Environnement et facteurs dégradant la santé

JIM - Des personnes s’estimant victimes de la pollution atmosphérique attaquent l’Etat en justice

Mai 2019, par Info santé sécu social

Paris, le mercredi 29 mai 2019 -

Le tribunal administratif de Montreuil a examiné ce mardi la plainte d’une mère et de sa fille qui attaquent l’État en justice pour n’avoir pas pris les mesures nécessaires pour lutter contre la pollution atmosphérique. Une première en France.

Selon différentes estimations, qui présentent cependant des limites épidémiologiques et statistiques, la pollution serait responsable de près de 48 000 morts prématurées par an en France. Si la situation s’est significativement améliorée ces 15 dernières années, des pics de pollution et des dépassements des seuils sanitaires d’expositions aux polluants fixés par l’Union Européenne sont encore régulièrement constatés dans les grandes villes. Certains considèrent que l’État ne fait pas assez pour réguler ce problème majeur de santé publique. Des personnes victimes de maladies respiratoires supposément en lien avec la pollution atmosphérique ont donc décidé d’assigner l’État en carence fautive.

Ce mardi, le tribunal administratif de Montreuil entendait la plainte de deux d’entre elles, une mère et sa fille de 16 ans qui habitaient à Saint-Ouen près du périphérique parisien. Souffrant de problèmes respiratoires depuis de nombreuses années (une bronchite chronique pour la mère, des crises d’asthme pour la fille), elles ont choisi de déménager à Orléans, après différentes recommandations médicales. Aujourd’hui, elles accusent l’État de n’avoir pas fait assez pour limiter l’ampleur du pic de pollution de l’hiver 2016, le pic le plus long et intense en France depuis 10 ans. Selon les plaignantes, l’État aurait dû adopter une « réglementation plus protectrice de sa population ». Elles estiment également que les autorités n’ont pas pris toutes les mesures à leur disposition (et ont notamment trop tardé à mettre en place la circulation alternée) tandis que les mesures prises étaient inappliquées ou inefficientes.
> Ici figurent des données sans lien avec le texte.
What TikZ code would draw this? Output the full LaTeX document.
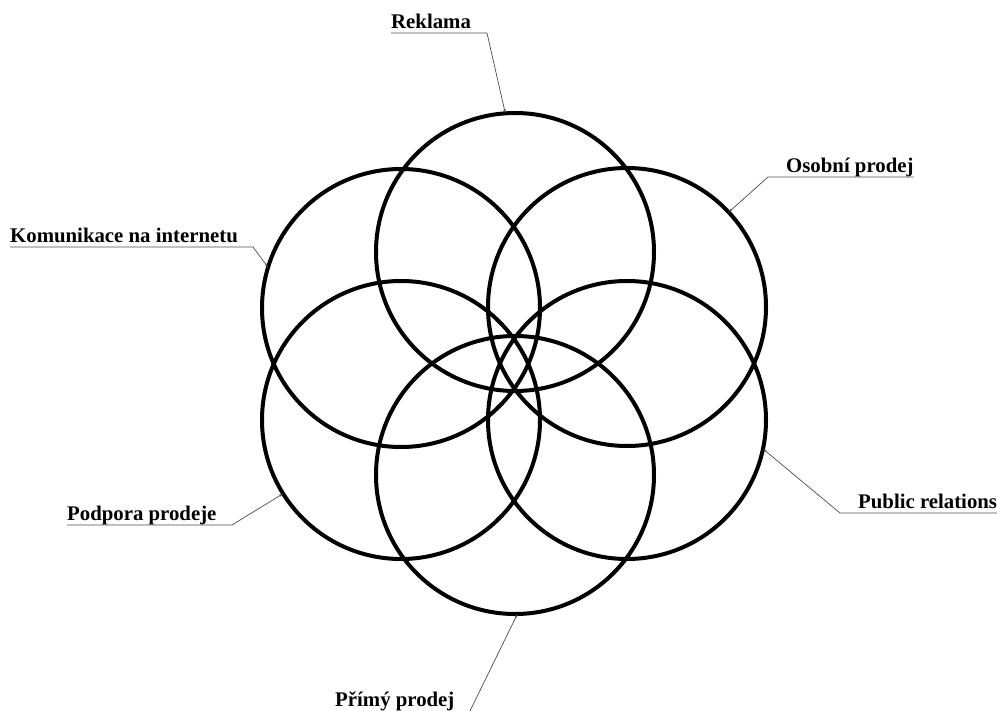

Le rapporteur enclin à condamner l’État
Si une cinquantaine de personnes mèneraient actuellement des recours similaires contre l’État, c’est la première fois qu’une telle action est entendue par un tribunal. Sébastien Vray, fondateur et porte-parole de l’association Respire, qui lutte depuis 8 ans contre la pollution atmosphérique et accompagne les requérants, s’est félicité de cette première.
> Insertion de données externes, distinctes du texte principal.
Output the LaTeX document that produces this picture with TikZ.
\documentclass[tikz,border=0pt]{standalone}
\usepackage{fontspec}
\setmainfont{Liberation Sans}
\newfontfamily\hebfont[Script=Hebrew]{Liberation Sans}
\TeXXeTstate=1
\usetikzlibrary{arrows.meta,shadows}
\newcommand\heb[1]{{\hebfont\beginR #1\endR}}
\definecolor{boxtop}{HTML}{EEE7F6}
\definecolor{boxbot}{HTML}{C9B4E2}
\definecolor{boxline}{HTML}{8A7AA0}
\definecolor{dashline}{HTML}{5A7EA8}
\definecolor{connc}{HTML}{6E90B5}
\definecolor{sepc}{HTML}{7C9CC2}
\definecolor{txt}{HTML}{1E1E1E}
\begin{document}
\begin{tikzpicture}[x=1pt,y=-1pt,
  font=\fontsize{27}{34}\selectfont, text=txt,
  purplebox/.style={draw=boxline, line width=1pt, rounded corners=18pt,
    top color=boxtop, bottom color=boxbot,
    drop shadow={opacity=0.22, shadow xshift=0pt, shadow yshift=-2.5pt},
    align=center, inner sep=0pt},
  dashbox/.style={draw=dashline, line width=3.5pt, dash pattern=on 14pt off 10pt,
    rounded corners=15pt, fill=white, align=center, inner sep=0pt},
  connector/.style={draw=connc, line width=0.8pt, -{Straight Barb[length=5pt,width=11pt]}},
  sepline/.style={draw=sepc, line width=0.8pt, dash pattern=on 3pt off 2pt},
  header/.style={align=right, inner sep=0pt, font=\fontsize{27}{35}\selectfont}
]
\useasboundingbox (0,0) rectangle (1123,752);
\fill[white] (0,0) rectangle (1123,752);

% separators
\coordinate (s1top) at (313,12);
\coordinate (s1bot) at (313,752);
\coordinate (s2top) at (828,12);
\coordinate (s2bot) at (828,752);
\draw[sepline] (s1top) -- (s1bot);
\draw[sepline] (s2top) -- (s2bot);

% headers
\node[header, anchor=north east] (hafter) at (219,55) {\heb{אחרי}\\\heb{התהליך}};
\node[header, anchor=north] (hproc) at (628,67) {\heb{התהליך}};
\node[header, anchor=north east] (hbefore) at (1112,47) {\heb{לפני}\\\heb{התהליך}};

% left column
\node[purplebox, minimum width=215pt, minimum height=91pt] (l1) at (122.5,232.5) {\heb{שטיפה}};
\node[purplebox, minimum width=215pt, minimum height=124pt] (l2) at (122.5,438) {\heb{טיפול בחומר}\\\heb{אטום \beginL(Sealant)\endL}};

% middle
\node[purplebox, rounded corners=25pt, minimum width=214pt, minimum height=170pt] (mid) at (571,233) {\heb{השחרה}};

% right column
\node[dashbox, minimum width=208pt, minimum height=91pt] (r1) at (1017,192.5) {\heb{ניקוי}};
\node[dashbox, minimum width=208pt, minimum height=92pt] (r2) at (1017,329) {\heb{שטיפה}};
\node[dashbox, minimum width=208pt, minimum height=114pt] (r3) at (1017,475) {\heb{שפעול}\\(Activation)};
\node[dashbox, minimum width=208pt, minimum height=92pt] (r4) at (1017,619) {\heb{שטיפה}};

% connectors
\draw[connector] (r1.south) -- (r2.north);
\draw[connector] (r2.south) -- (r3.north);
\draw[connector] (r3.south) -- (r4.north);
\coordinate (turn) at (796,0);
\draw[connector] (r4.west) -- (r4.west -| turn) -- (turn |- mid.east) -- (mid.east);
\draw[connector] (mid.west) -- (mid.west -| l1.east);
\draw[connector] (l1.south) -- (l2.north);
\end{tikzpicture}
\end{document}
Les plaignants et leurs soutiens ont de quoi être optimistes, puisqu’à l’audience, le rapporteur public a demandé au tribunal de retenir la responsabilité de l’État, estimant que le plan de protection de l’atmosphère (PPA) mis en place n’avait pas permis que « la période de dépassement des valeurs limites » des principaux polluants « soit la plus courte possible ». Le rapporteur a cependant également demandé une expertise médicale pour s’assurer que les troubles respiratoires des plaignants étaient bien liés à la pollution atmosphérique. La décision a été mise en délibéré au 18 juin.
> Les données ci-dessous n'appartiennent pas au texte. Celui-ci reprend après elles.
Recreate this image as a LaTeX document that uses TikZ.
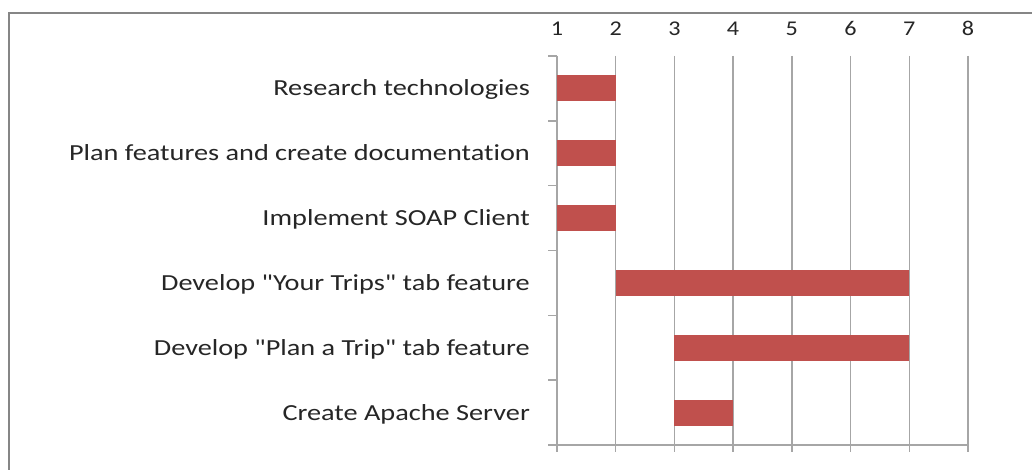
\documentclass[tikz,border=0pt]{standalone}
\usepackage{fontspec}
\setmainfont{Carlito}
\newfontfamily\labfont[FakeStretch=1.23,Ligatures={NoCommon}]{Carlito}
\newfontfamily\numfont[FakeStretch=1.15]{Carlito}
\definecolor{barred}{HTML}{C0504D}
\definecolor{gridgray}{HTML}{A6A6A6}
\definecolor{framegray}{HTML}{868686}
\tikzset{
  gridline/.style={draw=gridgray, line width=1.4pt},
  bar/.style={fill=barred, draw=none},
  tasklabel/.style={anchor=base east, inner sep=0pt, font=\labfont\fontsize{23}{26}\selectfont, text=black!85},
  numlabel/.style={anchor=base, inner sep=0pt, font=\numfont\fontsize{21}{24}\selectfont, text=black!85}
}
\begin{document}
\begin{tikzpicture}[x=1pt,y=-1pt]
\useasboundingbox (0,0) rectangle (1032,470);
\fill[white] (0,0) rectangle (1032,470);
% frame
\draw[framegray, line width=2.2pt] (9,470) -- (9,13) -- (1032,13);
% vertical grid lines
\foreach \i in {1,...,8} {
  \pgfmathsetmacro{\xx}{557+(\i-1)*58.7}
  \draw[gridline] (\xx,56) -- (\xx,452);
  \node[numlabel] (n\i) at (\xx,36) {\i};
}
% category ticks
\foreach \k in {0,...,6} {
  \pgfmathsetmacro{\yy}{56+\k*64.83}
  \draw[gridline] (548,\yy) -- (557,\yy);
}
\draw[gridline] (548,445) -- (968,445);
% bars
\foreach \r/\s/\e/\t in {
  1/1/2/{Research technologies},
  2/1/2/{Plan features and create documentation},
  3/1/2/{Implement SOAP Client},
  4/2/7/{Develop "Your Trips" tab feature},
  5/3/7/{Develop "Plan a Trip" tab feature},
  6/3/4/{Create Apache Server}} {
  \pgfmathsetmacro{\yc}{56+(\r-0.5)*64.83}
  \pgfmathsetmacro{\xs}{557+(\s-1)*58.7}
  \pgfmathsetmacro{\xe}{557+(\e-1)*58.7}
  \path[bar] (\xs,\yc-13) rectangle (\xe,\yc+13);
  \node[tasklabel] (t\r) at (530,\yc+7.5) {\t};
}
\end{tikzpicture}
\end{document}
Ce n’est pas la première fois que l’État français est épinglé pour son inaction face à la pollution de l’air. En 2017, le Conseil d’État, la plus haute juridiction administrative, avait enjoint l’État de prendre des mesures plus efficaces de lutte contre la pollution. Et l’an dernier, la Commission Européenne avait assigné devant la justice de l’UE 6 États, dont la France, pour non-respect des normes de qualité de l’air.